Requirement: Copy out all lines of the records in which the word "matplotlib" appears.

(Records from a dataset)
•••
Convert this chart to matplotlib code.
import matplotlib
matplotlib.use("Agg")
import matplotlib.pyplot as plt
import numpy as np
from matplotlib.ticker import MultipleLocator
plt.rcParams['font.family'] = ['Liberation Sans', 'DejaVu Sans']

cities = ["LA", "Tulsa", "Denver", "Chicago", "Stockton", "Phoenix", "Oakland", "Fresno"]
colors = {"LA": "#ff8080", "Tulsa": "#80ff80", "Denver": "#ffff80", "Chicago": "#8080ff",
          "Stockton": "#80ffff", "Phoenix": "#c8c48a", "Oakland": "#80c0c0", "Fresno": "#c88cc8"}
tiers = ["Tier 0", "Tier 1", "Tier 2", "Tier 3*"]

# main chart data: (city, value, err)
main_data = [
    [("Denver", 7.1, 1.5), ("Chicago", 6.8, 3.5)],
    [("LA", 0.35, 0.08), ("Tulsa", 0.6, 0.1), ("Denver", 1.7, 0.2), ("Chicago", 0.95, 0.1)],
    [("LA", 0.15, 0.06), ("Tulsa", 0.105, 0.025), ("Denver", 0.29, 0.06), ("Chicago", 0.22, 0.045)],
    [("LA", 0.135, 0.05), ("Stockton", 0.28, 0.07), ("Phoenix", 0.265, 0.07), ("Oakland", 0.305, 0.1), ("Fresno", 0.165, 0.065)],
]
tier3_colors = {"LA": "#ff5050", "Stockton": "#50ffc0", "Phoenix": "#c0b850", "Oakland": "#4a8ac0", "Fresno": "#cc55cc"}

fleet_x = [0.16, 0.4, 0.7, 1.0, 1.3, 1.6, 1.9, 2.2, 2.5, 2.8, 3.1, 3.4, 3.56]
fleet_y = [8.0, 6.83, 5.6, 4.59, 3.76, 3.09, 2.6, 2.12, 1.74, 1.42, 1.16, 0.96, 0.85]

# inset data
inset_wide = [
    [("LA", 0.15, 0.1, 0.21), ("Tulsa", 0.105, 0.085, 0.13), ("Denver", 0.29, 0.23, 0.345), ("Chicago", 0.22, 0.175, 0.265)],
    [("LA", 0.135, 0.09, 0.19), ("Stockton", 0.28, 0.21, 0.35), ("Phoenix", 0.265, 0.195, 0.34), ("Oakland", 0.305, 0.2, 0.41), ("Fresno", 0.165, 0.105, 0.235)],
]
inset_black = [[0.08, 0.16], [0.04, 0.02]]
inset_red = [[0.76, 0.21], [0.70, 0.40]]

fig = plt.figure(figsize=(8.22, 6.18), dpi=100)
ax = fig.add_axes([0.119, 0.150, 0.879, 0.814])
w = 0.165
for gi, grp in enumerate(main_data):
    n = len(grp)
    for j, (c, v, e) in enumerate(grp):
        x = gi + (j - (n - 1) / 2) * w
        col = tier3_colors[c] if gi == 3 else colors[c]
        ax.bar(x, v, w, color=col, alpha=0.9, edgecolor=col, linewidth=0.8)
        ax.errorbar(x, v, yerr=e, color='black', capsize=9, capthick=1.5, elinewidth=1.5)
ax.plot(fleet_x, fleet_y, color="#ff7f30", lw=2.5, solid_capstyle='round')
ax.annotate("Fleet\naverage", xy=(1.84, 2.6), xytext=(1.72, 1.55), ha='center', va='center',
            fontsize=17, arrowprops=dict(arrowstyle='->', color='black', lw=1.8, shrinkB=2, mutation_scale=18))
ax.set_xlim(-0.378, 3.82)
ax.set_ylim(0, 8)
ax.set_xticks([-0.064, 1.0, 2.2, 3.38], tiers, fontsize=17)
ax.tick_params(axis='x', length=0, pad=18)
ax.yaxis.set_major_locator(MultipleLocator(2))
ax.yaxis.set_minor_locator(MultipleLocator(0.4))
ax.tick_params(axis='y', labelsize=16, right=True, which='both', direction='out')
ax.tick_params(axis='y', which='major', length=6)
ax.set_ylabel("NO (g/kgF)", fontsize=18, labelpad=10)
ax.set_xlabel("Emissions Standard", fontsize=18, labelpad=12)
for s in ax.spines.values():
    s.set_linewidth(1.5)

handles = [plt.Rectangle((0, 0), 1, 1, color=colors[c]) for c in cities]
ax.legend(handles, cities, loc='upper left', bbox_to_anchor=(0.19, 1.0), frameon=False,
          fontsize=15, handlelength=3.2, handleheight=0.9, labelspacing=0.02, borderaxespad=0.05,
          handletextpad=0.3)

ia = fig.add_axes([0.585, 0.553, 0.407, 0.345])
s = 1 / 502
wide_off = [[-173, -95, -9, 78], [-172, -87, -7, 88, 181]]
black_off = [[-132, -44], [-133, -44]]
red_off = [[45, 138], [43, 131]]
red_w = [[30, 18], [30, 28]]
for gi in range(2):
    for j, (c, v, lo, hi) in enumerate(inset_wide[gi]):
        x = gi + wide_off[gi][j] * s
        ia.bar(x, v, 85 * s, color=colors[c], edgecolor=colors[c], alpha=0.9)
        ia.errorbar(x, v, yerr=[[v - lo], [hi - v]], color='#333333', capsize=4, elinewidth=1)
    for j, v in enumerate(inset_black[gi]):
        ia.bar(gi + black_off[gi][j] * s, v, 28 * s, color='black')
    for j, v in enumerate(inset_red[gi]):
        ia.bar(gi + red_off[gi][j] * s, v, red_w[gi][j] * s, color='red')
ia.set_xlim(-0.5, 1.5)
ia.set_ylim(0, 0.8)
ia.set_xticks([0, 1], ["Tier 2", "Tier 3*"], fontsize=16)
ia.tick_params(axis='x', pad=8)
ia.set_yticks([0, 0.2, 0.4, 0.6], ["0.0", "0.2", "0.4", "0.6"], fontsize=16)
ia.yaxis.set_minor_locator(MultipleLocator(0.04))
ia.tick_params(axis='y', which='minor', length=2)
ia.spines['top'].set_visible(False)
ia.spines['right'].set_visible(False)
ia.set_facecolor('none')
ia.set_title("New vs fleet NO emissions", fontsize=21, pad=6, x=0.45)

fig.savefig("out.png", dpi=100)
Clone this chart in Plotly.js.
•••
Response to the exercise:
Convert this chart to matplotlib code.
import matplotlib
matplotlib.use("Agg")
import matplotlib.pyplot as plt
from matplotlib.ticker import MultipleLocator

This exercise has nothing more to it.